Per chi sulla neve c’è stato solo da piccolo e con il bob il primo impatto è un po’ forte; se poi si è un reporter al seguito della compagnia i break aumentano, fra riprese di fiato e riprese fotografiche: grande fatica, muscoli doloranti ma uno scenario che lascia basiti per tanta, naturale bellezza. Mai successo prima che una penna da quotidiano seguisse le penne nere in azione e la singolare, forse unica, presenza del giornalista aumenta quello spirito di corpo che da oltre un secolo caratterizza gli alpini. Inoltre riuscire a portare a termine il tragitto è un elemento in più che rafforza la confidenza e la condivisione fra il civile e i militari…

“Niente alcol mi raccomando”, rammenta, con tono scherzoso, il Primo Maresciallo Piero Figurato capo del team di istruttori. Non c’è pericolo, nessuno va oltre il caffè per quanto la sfilza di bombardini (vov caldo e panna) trangugiata dai vacanzieri della settimana bianca un po’ di desiderio lo faccia venire.

Niente alcol perché si è in servizio e perché “è un vasodilatatore. Lasciamo nel cassetto l’immagine dell’alpino con la grappa: a pochi minuti di calore segue una dispersione termica che non aiuta a resistere al freddo rigido”, prosegue Figurato, mentre chiede ai corsisti di ricontrollare gli equipaggiamenti. “Si è convinti di aver portato tutto, poi si arriva e ci si accorge che qualcosa manca”.

Malgrado sia uno dei più duri della fanteria leggera italiana, l’addestramento degli alpini colpisce per il rapporto fra istruttore e allievo fatto di rigore, certo ma anche di comprensione, di disciplina e di momenti informali specie quando si scava la “truna“, ricovero spartano ricavato dalla neve fresca dove si trascorrerà la notte.
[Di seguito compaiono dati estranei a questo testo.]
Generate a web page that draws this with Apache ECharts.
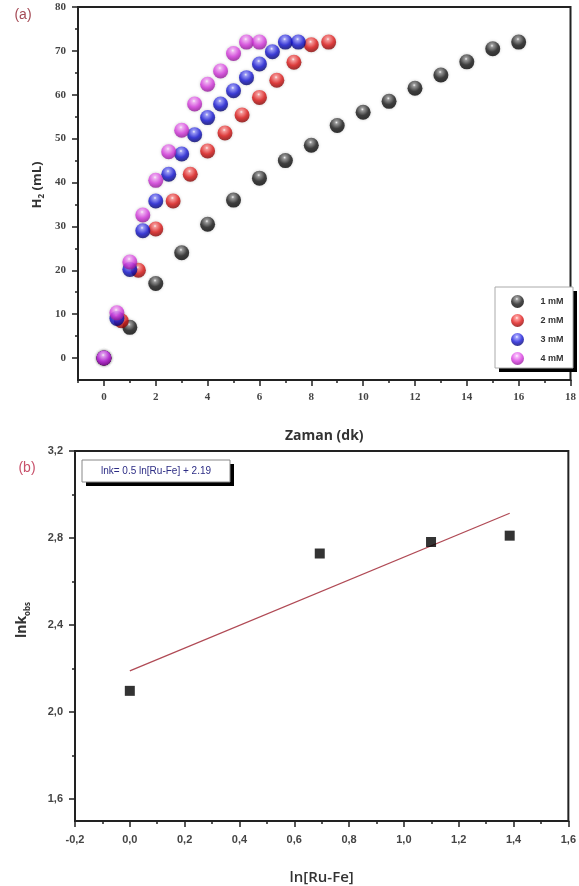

“Meglio stretta che larga – spiega Terramani – perché poi ad ampliarla si fa sempre in tempo. L’importante è che il poncho-tenda copra bene, evitando spiragli: di notte si scende a meno venti e il rischio di congelamento è dietro l’angolo, soprattutto se la neve che cade sul sacco a pelo si scioglie, si bagna e poi si solidifica…”.

La truna è pronta e a primo acchito pare un loculo, con tanto di lucina: una candela cimiteriale che serve a scaldare e a fornire un minimo di illuminazione. Niente di macabro, semmai un arduo e “scomodo” modo di testare le capacità di resistenza e di adattamento del militare nel contesto invernale.

Attorno alle 20, in un silenzio surreale tre luci spuntano dalla pista: sono il comandante del 9°, colonnello Paolo Sandri e i suoi comandanti di battaglione arrivati per trascorrere la notte con i ragazzi del corso.

“Il corso di sci militare è prova necessaria per un alpino, nonché indispensabile per acquisire competenze operative utili tanto all’estero quanto in ‘casa'”, commenta il colonnello Sandri. Con “casa” si intende l’Italia, in particolare i luoghi delle emergenze neve e terremoto nei quali il 9° è intervenuto e dove continua a lavorare nell’ambito di Sabina 2 e di Strade Sicure.

“Insieme al personale militare e della difesa civile – continua il comandante – siamo arrivati con gli sci ai piedi anche a Rigopiano, poiché era impossibile giungervi con altri mezzi”.

Dopo una notte calma, una breve bufera accompagna le prime luci dell’alba. Il maltempo non ferma però le penne nere che, zaino in spalla, si lanciano giù per l’ultima discesa: quasi un chilometro percorso con scarsa visibilità fino al rifugio a valle. Le motoslitte del team di soccorso del 9° sorvegliano i corsisti: quattro operatori la cui giornata è iniziata alle otto del giorno precedente, finita alle cinque e proseguita assistendo i commilitoni.

Un caffè aiuta a recuperare le forze mentre ci si scalda accanto alla stufa del rifugio. Chiacchiere, qualche risata e l’Aiutante Figurato che arriva con nuovi ordini: “Cambiarsi, mettere gli scarponi, indossare le ciaspole e avanti fino all’incrocio. Su ragazzi sono solo un paio di chilometri, poi tutti in caserma!”.